Game 2 will be Saturday afternoon at Consol Energy Center, where the Rangers and Lundqvist had won four consecutive playoff games before losing Wednesday. The Penguins have taken the first two games of a playoff series that begins at home only once in their last nine tries.
Pittsburgh came out wearing the old-style black and gold jerseys they wore while winning the Stanley Cup in 1990 and 1991, and the game was a throwback to those days, too, as the Penguins scored in waves and had substantial goaltending.
"When the guys are scoring like that, four or five goals, we're going to win a lot of games," Zatkoff said.
The third playoff series in as many seasons between the longtime rivals was supposed to feature the two winningest goalies in this postseason. Fleury, though, wasn't in uniform and Lundqvist -- brilliant while winning seven of his last eight against Pittsburgh in the playoffs -- was gone after one period.
The Rangers, no doubt motivated at not having to face Fleury and his 53 career wins, got off to a strong start, outshooting Pittsburgh 12-3 early on. But Rangers defenseman Marc Staal's stick unintentionally struck Lundqvist in his right eye with 49 seconds left in the first period.
Lundqvist stayed in after being treated, only to have Hornqvist score 31 seconds after play resumed. Conor Sheary shot the puck off the goalie's right shoulder, and it deflected into the low slot to Hornqvist, who shot it between the goalie's pads.
"Any time he goes out like that, it's not a good time," Staal said of Lundqvist. "But I don't think it changed the way we played at all ... it's one of those things that happen in a playoff game, and you have to deal with it. ... (But) any time he goes out like that, it's not a good time."

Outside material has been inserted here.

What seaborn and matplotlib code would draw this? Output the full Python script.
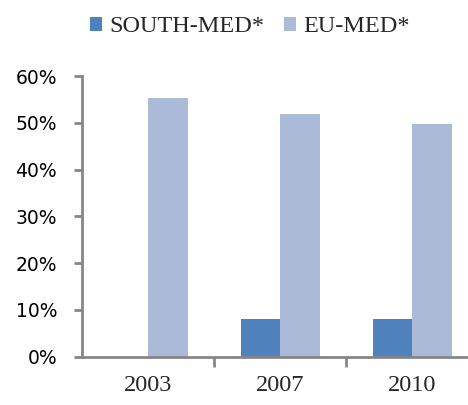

Antti Raanta, who was 11-6-2 during the season to Zatkoff's 4-7-1, came on to allow Crosby's goal on a breakaway set up by Hornqvist's block of Dan Girardi's shot and subsequent up-ice pass. Raanta also allowed Kuhnhackl's first career goal and Hornqvist's second of the game. He made 16 saves.
"But it didn't change, no, not at all (without Lundqvist)," said Hornqvist, who had five previous playoff goals. "We just tried to get the puck to the goalies and create scrums."
NOTES: Penguins D Olli Mattaa returned after being out since March 24 due to a lower-body injury. ... Rangers rookie D Brady Skjei made his Stanley Cup playoffs debut -- he played in seven regular-season games -- in place of injured team captain Ryan McDonagh (broken hand, out since April 4). ... Despite winning playoff series against Pittsburgh in 2014 and 2015, the Rangers are 2-4 all-time against the Penguins in the postseason. ... The Rangers are the only NHL team to win at least one playoff series each of the past four seasons. ... The Rangers scratched McDonagh, D Dylan McIlrath, C Oscar Lindberg and F Marek Hrivik. The Penguins held out Fleury, Murray, D Derrick Pouliot, RW Bryan Rust, RW Beau Bennett and F Tom Sestito, as well as C Evgeny Malkin.